Secrétaire général du Syndicat national des professionnels infirmiers, affilié à la CFE-CGC, Thierry Amouroux redoute l’effet tache d’huile de cette organisation du travail : « Les équipes de suppléants ont des horaires classiques d’hôpital. Lorsqu’un agent souhaite revenir au rythme réglementaire, lui trouver en interne un remplaçant est difficile. Il faut guetter les nouvelles promotions de diplômés pendant la période de recrutement d’été ; sinon, patienter jusqu’à la rentrée suivante. »

Champ de bataille juridique. Les enquêtes sur la santé des agents hospitaliers ne permettent pas de trancher entre les 3 × 8 et les 2 × 12, a constaté un groupe d’acteurs de la santé au travail (médecins et neurobiologiste). Leur étude, publiée par l’INRS en mars 2014, conclut toutefois à l’existence de plusieurs risques : les situations d’éveil prolongé induisent des erreurs, des accidents du travail, des pathologies du dos et des troubles musculo-squelettiques. Les risques sont majorés en particulier pour les seniors et les parents de jeunes enfants.

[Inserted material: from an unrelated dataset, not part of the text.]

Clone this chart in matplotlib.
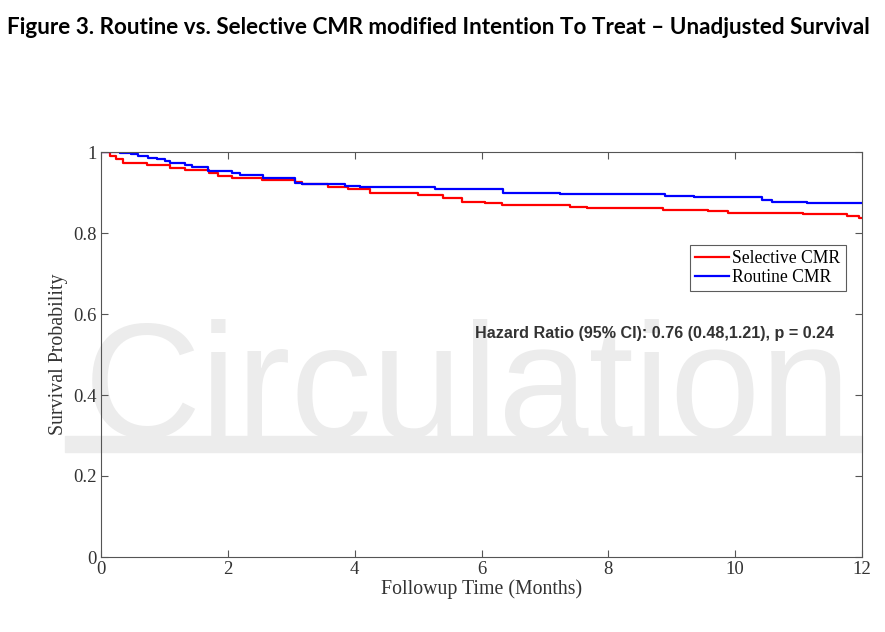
import matplotlib
matplotlib.use("Agg")
import matplotlib.pyplot as plt

# Data (step functions: time in months, survival)
sel_t = [0, 0.14, 0.24, 0.35, 0.73, 1.09, 1.32, 1.70, 1.85, 2.07, 2.54, 3.06, 3.17, 3.58, 3.90,
         4.24, 5.00, 5.39, 5.69, 6.05, 6.32, 7.39, 7.66, 8.86, 9.57, 9.89, 11.07, 11.76, 11.96, 12.0]
sel_s = [1.0, 0.991, 0.983, 0.974, 0.968, 0.961, 0.956, 0.949, 0.941, 0.935, 0.931, 0.927, 0.922,
         0.914, 0.908, 0.900, 0.894, 0.886, 0.877, 0.873, 0.869, 0.865, 0.861, 0.858, 0.854, 0.850,
         0.846, 0.842, 0.838, 0.838]
rout_t = [0, 0.30, 0.48, 0.58, 0.74, 0.88, 1.01, 1.09, 1.32, 1.43, 1.69, 2.07, 2.19, 2.55, 3.06,
          3.17, 3.85, 4.08, 5.27, 6.34, 7.24, 8.89, 9.35, 10.42, 10.58, 11.13, 12.0]
rout_s = [1.0, 0.998, 0.995, 0.990, 0.986, 0.982, 0.978, 0.974, 0.968, 0.962, 0.954, 0.947, 0.942,
          0.935, 0.924, 0.920, 0.917, 0.914, 0.908, 0.900, 0.896, 0.892, 0.888, 0.881, 0.876, 0.873,
          0.873]

series_labels = ["Selective CMR", "Routine CMR"]
x_ticks = [0, 2, 4, 6, 8, 10, 12]
y_ticks = [0, 0.2, 0.4, 0.6, 0.8, 1]
y_tick_labels = ["0", "0.2", "0.4", "0.6", "0.8", "1"]
title = "Figure 3. Routine vs. Selective CMR modified Intention To Treat \u2013 Unadjusted Survival"
hr_text = "Hazard Ratio (95% CI): 0.76 (0.48,1.21), p = 0.24"
watermark = "Circulation"

fig = plt.figure(figsize=(8.85, 6.32), dpi=100)
fig.patch.set_facecolor("white")

# Watermark (behind the axes)
fig.text(84 / 885, 1 - 437 / 632, watermark, fontsize=117, color="#ececec",
         family="Liberation Sans", ha="left", va="baseline", zorder=0)
fig.patches.append(plt.Rectangle((65 / 885, 1 - 452 / 632), (862 - 65) / 885, 16 / 632,
                                 transform=fig.transFigure, color="#ececec", zorder=0))

fig.text(7 / 885, 1 - 27 / 632, title, fontsize=16.2, fontweight="bold", family="Lato",
         ha="left", va="center")

ax = fig.add_axes([101 / 885, 75 / 632, 761 / 885, 405 / 632])
ax.set_zorder(2)
ax.set_facecolor("none")
ax.step(sel_t, sel_s, where="post", color="#ff0000", lw=1.6, label=series_labels[0])
ax.step(rout_t, rout_s, where="post", color="#0000ff", lw=1.6, label=series_labels[1])

ax.set_xlim(0, 12)
ax.set_ylim(0, 1)
ax.set_xticks(x_ticks)
ax.set_xticklabels([str(v) for v in x_ticks])
ax.set_yticks(y_ticks)
ax.set_yticklabels(y_tick_labels)
serif = "Liberation Serif"
for lab in ax.get_xticklabels() + ax.get_yticklabels():
    lab.set_family(serif)
    lab.set_fontsize(13.5)
    lab.set_color("#333333")
ax.tick_params(direction="in", top=True, right=True, length=5, color="#555555", pad=3)
for sp in ax.spines.values():
    sp.set_color("#555555")
    sp.set_linewidth(0.8)
ax.set_xlabel("Followup Time (Months)", family=serif, fontsize=14.3, color="#333333", labelpad=1)
ax.set_ylabel("Survival Probability", family=serif, fontsize=14.3, color="#333333", labelpad=4)

leg = ax.legend(loc="upper left", bbox_to_anchor=(0.774, 0.77), prop={"family": serif, "size": 12.7},
                frameon=True, fancybox=False, edgecolor="#333333", handlelength=1.9,
                handletextpad=0.2, borderpad=0.3, labelspacing=0.1, borderaxespad=0)
leg.get_frame().set_linewidth(0.8)

ax.text(5.90, 0.553, hr_text, fontsize=11.6, fontweight="bold", family="Liberation Sans",
        color="#333333", ha="left", va="center")

fig.savefig("out.png", dpi=100)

Consultée très régulièrement sur le sujet, la Fédération hospitalière de France constate « l’absence d’étude sur l’impact à ce jour » mais s’engage à « mener une réflexion sur la pertinence de ce dispositif »…

Du côté de la loi, pas de recours. La contrainte de continuité de service public s’entend pour les services de réanimation, dont les effectifs par lit sont fixés par décret. Mais pour le reste, « le législateur, par manque de précision, permet à l’hôpital de généraliser cette mise en place », note Me Marjorie Rodriguez, qui a défendu avec succès les syndicats demandant l’annulation du passage aux 12 heures dans les services de réanimation et de surveillance continue au centre hospitalier de Libourne. Avec les temps de transmission entre les équipes de jour et de nuit, les personnels dépassaient les 12 heures de travail. À Marseille, les juges administratifs ont imposé le retour aux horaires réglementaires du service des urgences de l’hôpital de la Conception, estimant qu’il n’y avait aucun motif valable à y déroger. Les difficultés de recrutement justifiant le passage aux journées de 12 heures n’avaient pas été documentées. Encouragés par cette décision, les syndicats attendent que l’État étudie le dossier. Un groupe de travail mis en place par le ministère de la Santé et des Affaires sociales a été lancé pour faire un état des lieux et devrait rendre ses conclusions à l’automne.